2. Une DSC souvent insuffisamment péréquatrice
Le rapport précité de notre collègue député François Pupponi a mis en évidence les limites du fonctionnement actuel de la DSC.
Ainsi, seules 25 % des communautés de communes (CC) à fiscalité professionnelle unique (FPU) et 68 % des communautés d'agglomération (CA) ont instauré une DSC ; 66 % des CC et 30 % des CA concernés par la politique de la ville (ayant sur leur territoire une ZUS, une ZFU ou une CUCS) n'ont pas de DSC.
Par ailleurs, il note que la DSC paraît « davantage constituer une variable d'ajustement aux pactes financiers intercommunaux qu'un réel mécanisme de péréquation au profit des communes concernées par la politique de la ville » et relève que plus le potentiel financier par habitant d'une commune est élevé, plus elle perçoit une part de DSC importante. Cette situation pourrait s'expliquer par le fait que la DSC peut être utilisée comme un moyen de convaincre une commune « riche » de rejoindre un EPCI relativement plus pauvre.
Néanmoins, on observe que plus une commune présente un revenu moyen par habitant élevé au sein de l'EPCI, moins elle perçoit de DSC. Cette tendance est particulièrement marquée pour les CU, qui ont l'obligation de fixer une répartition de la DSC fondée notamment sur l'écart de revenu par habitant.
3. Promouvoir la solidarité interne aux EPCI concernés par la politique de la ville
L'article 9 du présent projet de loi, dans sa version initiale, prévoyait d' élargir aux EPCI signataires d'un contrat de ville le régime des DSC applicable aux communautés urbaines (obligation d'instituer une DSC, dont le montant et la répartition sont fixés à la majorité simple du conseil communautaire et répartie notamment en fonction du revenu par habitant et de la richesse des communes membres).
À l'initiative de son rapporteur et avec l'avis favorable du Gouvernement, l'Assemblée nationale a profondément modifié la logique retenue.
Ainsi, considérant que « nombre d'intercommunalités consentent déjà un effort particulier et que la DSC n'apparaît pas forcément indispensable 47 ( * ) », notre collègue François Pupponi a proposé de remplacer l'obligation d'instituer une DSC pour les EPCI signataires d'un contrat de ville par un « pacte fiscal et financier » conclu par l'EPCI et ses communes membres.

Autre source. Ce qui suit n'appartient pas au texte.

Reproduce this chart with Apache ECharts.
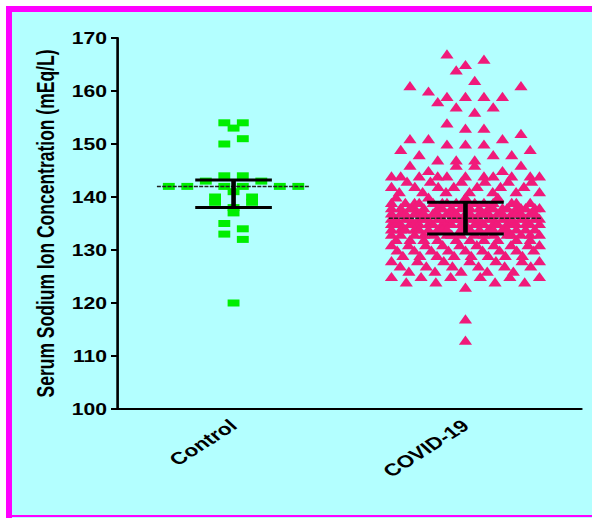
<!DOCTYPE html>
<html>
<head>
<meta charset="utf-8">
<script src="https://cdn.jsdelivr.net/npm/echarts@6/dist/echarts.min.js"></script>
<style>
  html, body { margin: 0; padding: 0; background: #fff; overflow: hidden; width: 592px; height: 518px; }
  #frame {
    position: absolute; left: 6px; top: 6px; width: 600px; height: 520px;
    box-sizing: border-box; background: #b3ffff;
    border: 0 solid #ff00ff;
    border-left-width: 6px; border-top-width: 6px;
  }
  #frameBottom { position: absolute; left: 6px; top: 515px; width: 600px; height: 2px; background: #ff00ff; }
  /* the source figure is stretched sideways, so draw narrow and stretch */
  #chart {
    position: absolute; left: 0; top: 0; width: 448px; height: 518px;
    transform: scaleX(1.3214); transform-origin: 0 0;
  }
</style>
</head>
<body>
<div id="frame"></div>
<div id="frameBottom"></div>
<div id="chart"></div>
<script>
var groups = ['Control', 'COVID-19'];

// values listed bin by bin, left to right as they sit in the plot
var controlValues = [
  154, 154,
  153,
  150, 151,
  144, 144,
  142, 142, 143, 142, 142, 143, 142, 142,
  140, 141, 140,
  139, 138, 139,
  137,
  135, 134,
  133, 132,
  120
];

var covidValues = [
  167, 165, 166,
  164, 162,
  161, 160, 159, 159, 159, 159, 161,
  158, 157, 156, 157,
  154, 153, 153,
  151, 151, 150, 150, 150, 151, 152,
  149, 148, 147, 147, 147, 148, 148, 149,
  144, 144, 146, 144, 145, 144, 144, 146, 144, 146, 144, 144, 145, 144, 146, 144, 144,
  142, 141, 143, 142, 141, 143, 142, 141, 142, 143,
  141, 142, 143, 141, 142, 143, 141, 142, 143, 141,
  138, 139, 140, 138, 139, 138, 139, 138, 139, 138,
  140, 139, 138, 139, 138, 139, 138, 139, 138, 140,
  139, 138, 139, 138, 139, 138, 139, 138, 140, 138,
  138, 139, 138, 139, 138, 138, 139, 138, 138,
  135, 136, 137, 135, 136, 137, 135, 136, 137,
  135, 136, 137, 135, 136, 137, 135, 136, 137,
  135, 136, 137, 135, 136, 137, 135, 136, 137,
  135, 136, 137, 135, 136, 137, 135, 136, 137,
  135, 136, 137, 135, 136, 137, 135, 136, 137,
  135, 136, 137, 135, 136, 137, 135, 136, 137,
  135, 136, 137, 135, 136, 137, 135, 136, 137,
  135, 136, 137, 135, 136, 137, 135, 136,
  134, 133, 132, 134, 133,
  134, 132, 134, 133,
  134, 133, 132, 134, 133,
  134, 132, 134, 133,
  134, 133, 132, 134, 133,
  134, 132, 134, 133,
  134, 133, 132, 134, 133,
  134, 132, 134, 133,
  134, 133, 132, 134, 133,
  134, 133, 132, 134, 133,
  131, 130, 129, 131, 130, 129, 131, 130, 129,
  131, 130, 129, 131, 130, 129, 131, 130, 129,
  131, 130, 129, 131, 130, 129, 131, 130, 131,
  128, 127, 126, 128, 127, 126, 128, 127, 126,
  128, 127, 126, 128, 127, 126, 128, 127, 128,
  125, 124, 125, 124, 125, 123, 125, 124, 125, 124, 125,
  117,
  113
];

// median and interquartile range drawn over each group
var medians = [142, 136];
var q1 = [138, 133];
var q3 = [143.2, 139];

var font = '"Liberation Sans", Arial, sans-serif';
var step = 7; // half spacing between neighbouring points, px

// points inside one value bin are spread evenly round the group centre
function spread(values, binSize) {
  var bins = {}, off = [];
  values.forEach(function (v, i) {
    var b = Math.floor(v / binSize);
    (bins[b] = bins[b] || []).push(i);
  });
  Object.keys(bins).forEach(function (k) {
    var idx = bins[k], c = idx.length;
    if (c <= 17) {
      var s = c > 1 ? Math.min(2 * step, Math.max(step, 16 * step / (c - 1))) : 0;
      idx.forEach(function (p, j) { off[p] = (j - (c - 1) / 2) * s; });
    } else {
      // crowded bin: points share slots and pile up
      var n = Math.min(c, 33), gap = 16 * step / (n - 1);
      idx.forEach(function (p, j) { off[p] = (Math.floor(j * n / c) - (n - 1) / 2) * gap; });
    }
  });
  return off;
}

function points(cat, values, binSize) {
  var off = spread(values, binSize);
  return values.map(function (v, i) {
    return { value: [cat, v], symbolOffset: [off[i], 0] };
  });
}

var chart = echarts.init(document.getElementById('chart'), null, { renderer: 'svg' });

var option = {
  animation: false,
  grid: { left: 89, right: 8, top: 38, bottom: 109 },
  xAxis: {
    type: 'category',
    data: groups,
    axisLine: { lineStyle: { color: '#000', width: 2 } },
    axisTick: { alignWithLabel: true, length: 4, lineStyle: { color: '#000', width: 2 } },
    axisLabel: { rotate: 40, margin: 14, color: '#000', fontWeight: 'bold', fontSize: 17, fontFamily: font }
  },
  yAxis: {
    type: 'value',
    min: 100,
    max: 170,
    interval: 10,
    name: 'Serum Sodium Ion Concentration (mEq/L)',
    nameLocation: 'middle',
    nameGap: 45,
    nameTextStyle: { color: '#000', fontWeight: 'bold', fontSize: 17.5, fontFamily: font },
    axisLine: { show: true, lineStyle: { color: '#000', width: 2 } },
    axisTick: { show: true, length: 5, lineStyle: { color: '#000', width: 2 } },
    splitLine: { show: false },
    axisLabel: { margin: 8, color: '#000', fontWeight: 'bold', fontSize: 16, fontFamily: font }
  },
  series: [
    {
      type: 'scatter',
      symbol: 'rect',
      symbolSize: [9, 7],
      itemStyle: { color: '#00ee00', opacity: 1 },
      data: points(0, controlValues, 2),
      z: 2
    },
    {
      type: 'scatter',
      symbol: 'triangle',
      symbolSize: [10, 9.2],
      itemStyle: { color: '#f01a7a', opacity: 1 },
      data: points(1, covidValues, 3),
      z: 2
    },
    {
      type: 'custom',
      z: 5,
      data: groups.map(function (g, i) { return [i, medians[i], q1[i], q3[i]]; }),
      renderItem: function (params, api) {
        var i = api.value(0);
        var m = api.coord([i, api.value(1)]);
        var lo = api.coord([i, api.value(2)]);
        var hi = api.coord([i, api.value(3)]);
        var x = m[0];
        return {
          type: 'group',
          children: [
            { type: 'line', shape: { x1: x - 58, y1: m[1], x2: x + 58, y2: m[1] },
              style: { stroke: '#222', lineWidth: 1.5, lineDash: [3, 1] } },
            { type: 'line', shape: { x1: x, y1: lo[1], x2: x, y2: hi[1] },
              style: { stroke: '#000', lineWidth: 3.5 } },
            { type: 'line', shape: { x1: x - 29, y1: lo[1], x2: x + 29, y2: lo[1] },
              style: { stroke: '#000', lineWidth: 3 } },
            { type: 'line', shape: { x1: x - 29, y1: hi[1], x2: x + 29, y2: hi[1] },
              style: { stroke: '#000', lineWidth: 3 } }
          ]
        };
      }
    }
  ]
};

chart.setOption(option);
</script>
</body>
</html>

Néanmoins, une métropole, une communauté urbaine ou un EPCI signataire d'un contrat de ville devra définir des « objectifs de péréquation et de renforcement des solidarités financières et fiscale entre ses communes membres sur la durée du contrat de ville » (2°).

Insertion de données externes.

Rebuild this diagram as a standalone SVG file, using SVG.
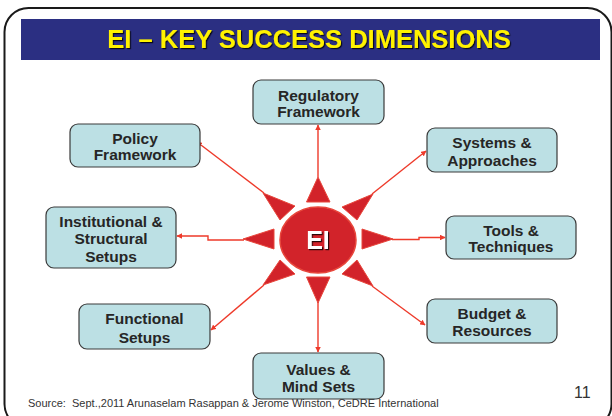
<svg xmlns="http://www.w3.org/2000/svg" width="612" height="416" viewBox="0 0 612 416">
<defs>
<style>
.box{fill:#BCE0E4;stroke:#3a3a3a;stroke-width:1.2}
.lbl{font-family:"Liberation Sans",Arial,sans-serif;font-weight:bold;font-size:15.5px;fill:#262626;text-anchor:middle}
.con{fill:none;stroke:#EE3A2A;stroke-width:1.4;marker-end:url(#ah)}
.ray{fill:#D2232A;stroke:#E8463B;stroke-width:1}
</style>
<marker id="ah" viewBox="0 0 10 10" refX="9" refY="5" markerWidth="4" markerHeight="4" orient="auto" markerUnits="strokeWidth">
<path d="M0,0 L10,5 L0,10 z" fill="#EE3A2A"/>
</marker>
<filter id="sh" x="-10%" y="-10%" width="120%" height="130%">
<feDropShadow dx="1.2" dy="1.2" stdDeviation="0.6" flood-color="#000" flood-opacity="0.8"/>
</filter>
</defs>
<rect x="0" y="0" width="612" height="416" fill="#fff"/>
<rect x="4.5" y="8" width="607" height="420" rx="24" fill="none" stroke="#1a1a1a" stroke-width="2"/>
<rect x="21" y="19" width="579" height="41" fill="#2B2F82"/>
<text x="309" y="48" font-family="'Liberation Sans',Arial,sans-serif" font-weight="bold" font-size="25.5" fill="#FFF200" text-anchor="middle" filter="url(#sh)">EI – KEY SUCCESS DIMENSIONS</text>

<g id="connectors">
<line class="con" x1="318" y1="177" x2="318" y2="125"/>
<line class="con" x1="318" y1="302" x2="318" y2="352"/>
<line class="con" x1="264" y1="193" x2="197" y2="142"/>
<line class="con" x1="372" y1="194" x2="426" y2="151"/>
<polyline class="con" points="244,240 208,240 208,236 177,236"/>
<polyline class="con" points="392,239.5 419,239.5 419,237.5 445,237.5"/>
<line class="con" x1="264" y1="285" x2="211" y2="330"/>
<line class="con" x1="372" y1="286" x2="425" y2="325"/>
</g>

<g id="EI">
<polygon class="ray" points="318,177 306.5,202 330,202"/>
<polygon class="ray" points="318,303 306.5,277 330,277"/>
<polygon class="ray" points="243,239 274,229 274,249"/>
<polygon class="ray" points="393,239 362,229 362,249"/>
<polygon class="ray" points="263,193 280,220 295,206"/>
<polygon class="ray" points="373,194 342,207 357,220"/>
<polygon class="ray" points="263,285 280,260 295,274"/>
<polygon class="ray" points="373,286 342,274 357,260"/>
<ellipse cx="318" cy="240" rx="38" ry="33" fill="#D2232A" stroke="#E8463B" stroke-width="1.5"/>
<text x="318" y="249" font-family="'Liberation Sans',Arial,sans-serif" font-weight="bold" font-size="25" fill="#fff" text-anchor="middle" filter="url(#sh)">EI</text>
</g>

<g id="regulatory">
<rect class="box" x="253" y="80" width="131" height="44" rx="8"/>
<text class="lbl" x="318.5" y="100.5">Regulatory</text>
<text class="lbl" x="318.5" y="117">Framework</text>
</g>
<g id="policy">
<rect class="box" x="70" y="124" width="130" height="43" rx="8"/>
<text class="lbl" x="135" y="143.5">Policy</text>
<text class="lbl" x="135" y="159.5">Framework</text>
</g>
<g id="systems">
<rect class="box" x="427" y="128" width="130" height="44" rx="8"/>
<text class="lbl" x="492" y="148">Systems &amp;</text>
<text class="lbl" x="492" y="165.5">Approaches</text>
</g>
<g id="institutional">
<rect class="box" x="46" y="207" width="130" height="61" rx="8"/>
<text class="lbl" x="111" y="226.5">Institutional &amp;</text>
<text class="lbl" x="111" y="243.5">Structural</text>
<text class="lbl" x="111" y="261.5">Setups</text>
</g>
<g id="tools">
<rect class="box" x="446" y="216" width="130" height="43" rx="8"/>
<text class="lbl" x="511" y="235.5">Tools &amp;</text>
<text class="lbl" x="511" y="252">Techniques</text>
</g>
<g id="functional">
<rect class="box" x="79" y="304" width="131" height="45" rx="8"/>
<text class="lbl" x="144.5" y="323.5">Functional</text>
<text class="lbl" x="144.5" y="342.5">Setups</text>
</g>
<g id="budget">
<rect class="box" x="427" y="299" width="130" height="44" rx="8"/>
<text class="lbl" x="492" y="318.5">Budget &amp;</text>
<text class="lbl" x="492" y="335.5">Resources</text>
</g>
<g id="values">
<rect class="box" x="253" y="353" width="131" height="46" rx="8"/>
<text class="lbl" x="318.5" y="374.5">Values &amp;</text>
<text class="lbl" x="318.5" y="391.5">Mind Sets</text>
</g>

<text x="28" y="407" font-family="'Liberation Sans',Arial,sans-serif" font-size="11" fill="#333" xml:space="preserve">Source:  Sept.,2011 Arunaselam Rasappan &amp; Jerome Winston, CeDRE International</text>
<text x="574" y="398" font-family="'Liberation Sans',Arial,sans-serif" font-size="16" fill="#333">11</text>
</svg>
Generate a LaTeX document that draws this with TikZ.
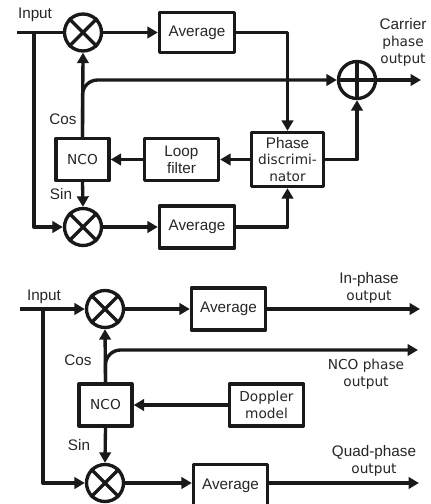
\documentclass[tikz,border=0pt]{standalone}
\usepackage{fontspec}
\setmainfont{Liberation Sans}
\newfontfamily\dvfont{DejaVu Sans}
\usetikzlibrary{arrows.meta}
\newcommand{\dv}[1]{{\dvfont\fontsize{7.8}{9.6}\selectfont #1}}
\tikzset{
    every node/.style={font=\fontsize{8.7}{9.6}\selectfont,text=black!85,align=center,inner sep=0pt},
    flow/.style={-{Triangle[length=2.1mm,width=2.3mm]}},
    blockbox/.style 2 args={draw,minimum width=#1 cm,minimum height=#2 cm},
    mixer/.style={draw,circle,minimum size=0.74cm}
}

\begin{document}
\begin{tikzpicture}[x=0.02cm,y=-0.02cm]
    \useasboundingbox (0,0) rectangle (430,504);
    \clip (0,0) rectangle (430,504);
    \tikzset{every path/.style={line width=1.9pt,color=black!90,line join=round}}

    % Carrier tracking loop
    \node [mixer] (mix1) at (83,32.5) {};
    \node [mixer] (mix2) at (83,227) {};
    \node [mixer] (adder) at (357,80) {};
    \node [blockbox={1.5}{0.8}] (avg1) at (197,32.5) {Average};
    \node [blockbox={1.5}{0.84}] (avg2) at (197,227) {Average};
    \node [blockbox={1.06}{0.84}] (nco1) at (82.5,159.5) {\dv{NCO}};
    \node [blockbox={1.48}{0.84}] (loop) at (181.5,159.5) {Loop\\filter};
    \node [blockbox={1.44}{1.08}] (disc) at (287.5,159.5) {Phase\\\dv{discrimi-}\\\dv{nator}};

    \coordinate (in1) at (17,32.5);
    \coordinate (tap1) at (34,32.5);
    \coordinate (out1) at (421,80);

    \draw (in1) -- (mix1.west);
    \draw[flow] (tap1) |- (mix2.west);
    \draw[flow] (mix1.east) -- (avg1.west);
    \draw[flow] (mix2.east) -- (avg2.west);
    \draw[flow] (nco1.north) -- (mix1.south);
    \draw[flow] (nco1.south) -- (mix2.north);
    \draw[flow,rounded corners=0.3cm] (nco1.north) |- (adder.west);
    \draw[flow] (adder.east) -- (out1);
    \draw[flow] (avg1.east) -| (disc.north);
    \draw[flow] (avg2.east) -| (disc.south);
    \draw[flow] (disc.west) -- (loop.east);
    \draw[flow] (loop.west) -- (nco1.east);
    \draw[flow] (disc.east) -| (adder.south);

    % Open loop version
    \node [mixer] (mix3) at (105,309) {};
    \node [mixer] (mix4) at (105,483) {};
    \node [blockbox={1.48}{0.84}] (avg3) at (228.5,309) {Average};
    \node [blockbox={1.48}{1.0},anchor=north] (avg4) at (230.5,462.5) {\raisebox{0pt}[0pt][0pt]{Average}};
    \node [blockbox={1.06}{0.84}] (nco2) at (105.5,405) {\dv{NCO}};
    \node [blockbox={1.48}{0.84}] (doppler) at (266.5,405) {\dv{Doppler}\\\dv{model}};

    \coordinate (in2) at (20,309);
    \coordinate (tap2) at (43,309);
    \coordinate (out3) at (420,309);
    \coordinate (out2) at (418,350);
    \coordinate (out4) at (419,483);

    \draw[flow] (in2) -- (mix3.west);
    \draw[flow] (tap2) |- (mix4.west);
    \draw[flow] (mix3.east) -- (avg3.west);
    \draw[flow] (mix4.east) -- (mix4.east -| avg4.west);
    \draw[flow] (nco2.north) -- (mix3.south);
    \draw[flow] (nco2.south) -- (mix4.north);
    \draw[flow,rounded corners=0.3cm] (nco2.north) |- (out2);
    \draw[flow] (doppler.west) -- (nco2.east);
    \draw[flow] (avg3.east) -- (out3);
    \draw[flow] (mix4.east -| avg4.east) -- (out4);

    % Crosses in the mixers
    \foreach \m in {mix1,mix2,mix3,mix4} {
        \draw (\m.45) -- (\m.225) (\m.135) -- (\m.315);
    }
    \draw (adder.north) -- (adder.south) (adder.west) -- (adder.east);

    % Labels
    \node (lblinput1) at (35,15) {Input};
    \node (lblcos1) at (63,119) {Cos};
    \node (lblsin1) at (61,194) {Sin};
    \node (lblcarrier) at (403,42.5) {Carrier\\\dv{phase}\\\dv{output}};
    \node (lblinput2) at (44,297) {Input};
    \node (lblcos2) at (78,360) {Cos};
    \node (lblsin2) at (79,445) {Sin};
    \node (lblinphase) at (369,287.5) {In-phase\\\dv{output}};
    \node (lblnco) at (366,374.5) {\dv{NCO phase}\\\dv{output}};
    \node (lblquad) at (374,460.5) {Quad-phase\\\dv{output}};
\end{tikzpicture}
\end{document}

Lors de la signature du contrat de ville, l'EPCI élabore donc, avec ses communes membres, un « pacte financier et fiscal de solidarité » dont l'objectif est de réduire les disparités de charges et de recettes entre communes membres.

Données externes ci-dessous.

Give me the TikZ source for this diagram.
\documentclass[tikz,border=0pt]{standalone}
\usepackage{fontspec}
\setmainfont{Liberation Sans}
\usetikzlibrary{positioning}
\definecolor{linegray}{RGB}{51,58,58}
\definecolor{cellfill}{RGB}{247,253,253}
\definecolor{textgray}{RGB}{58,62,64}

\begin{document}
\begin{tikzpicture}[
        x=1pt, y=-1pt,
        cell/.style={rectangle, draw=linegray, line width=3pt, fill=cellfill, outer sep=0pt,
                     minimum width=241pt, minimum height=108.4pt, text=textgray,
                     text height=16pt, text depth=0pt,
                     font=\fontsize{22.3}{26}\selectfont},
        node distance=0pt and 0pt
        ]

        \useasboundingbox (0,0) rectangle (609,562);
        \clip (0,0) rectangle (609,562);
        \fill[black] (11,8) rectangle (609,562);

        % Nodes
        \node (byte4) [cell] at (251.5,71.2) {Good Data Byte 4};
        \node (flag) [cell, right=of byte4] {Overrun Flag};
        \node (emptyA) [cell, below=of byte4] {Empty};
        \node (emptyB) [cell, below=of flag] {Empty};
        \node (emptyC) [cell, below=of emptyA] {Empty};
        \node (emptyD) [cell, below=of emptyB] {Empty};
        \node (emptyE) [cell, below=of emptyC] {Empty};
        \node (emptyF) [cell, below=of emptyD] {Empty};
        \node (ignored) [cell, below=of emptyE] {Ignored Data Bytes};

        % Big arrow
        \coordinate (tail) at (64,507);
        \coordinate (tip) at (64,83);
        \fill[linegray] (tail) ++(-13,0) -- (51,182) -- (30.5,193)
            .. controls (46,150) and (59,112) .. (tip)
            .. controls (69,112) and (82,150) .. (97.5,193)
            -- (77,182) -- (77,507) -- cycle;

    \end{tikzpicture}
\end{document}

Il est précisé que ce pacte « tient compte » de diverses relations financières existant entre l'EPCI et ses communes membres, à savoir :
- « des efforts de mutualisation des recettes et des charges déjà engagés ou envisagés à travers les transferts de compétences » ;
- « des règles d'évolution des attributions de compensation » ;
- « des politiques communautaires poursuivies à travers les fonds de concours ou la dotation de solidarité communautaire » ;
- « ainsi que des critères retenus par l'organe délibérant de l'établissement public de coopération intercommunale à fiscalité propre pour répartir, le cas échéant, les prélèvements ou reversements au titre du fonds national de péréquation des ressources intercommunales » (FPIC).
L'absence d'élaboration d'un tel « pacte financier et fiscal de solidarité » dans la première année de mise en oeuvre du contrat de ville est « sanctionnée » par la création obligatoire d'une DSC « dont au moins 50 % du montant doit être réparti en fonction de critères de péréquation concourant à la réduction des disparités de potentiels financiers entre les communes ».
Par rapport aux règles relatives à la répartition de la DSC des CU, une DSC créée dans ces conditions est donc encadrée plus précisément puisque les critères péréquateurs doivent concerner 50 % du montant de la dotation. Si la détermination de ces critères est laissée à la libre appréciation de l'EPCI, un objectif est clairement fixé : il s'agit de la réduction des écarts de potentiels financiers entre communes membres.
Aussi, on peut supposer que dans une telle situation, les EPCI auront recours aux critères « habituels » de répartition : potentiel financier, revenu par habitant, proportion de logements sociaux dans chaque commune membre.
Par ailleurs, l'obligation d'instituer une DSC applicable aux CU est étendue aux métropoles (1°).
* 43 Article 94 de la loi d'orientation n° 92-125 du 6 février 1992 relative à l'administration territoriale de la République.
* 44 Article 86 de la loi n° 99-586 du 12 juillet 1999 relative au renforcement et à la simplification de la coopération intercommunale.
* 45 La référence au potentiel financier a été introduite par l'article 97 de la loi n° 2005-1719 du 30 décembre 2005 de finances pour 2006.
* 46 Article 185 de la loi n° 2004-809 du 13 août 2004 relative aux libertés et responsabilités locales.
* 47 Rapport n° 1554 fait au nom de la commission des affaires économiques sur le projet de loi de programmation pour la ville et la cohésion urbaine par François Pupponi, 14 novembre 2013.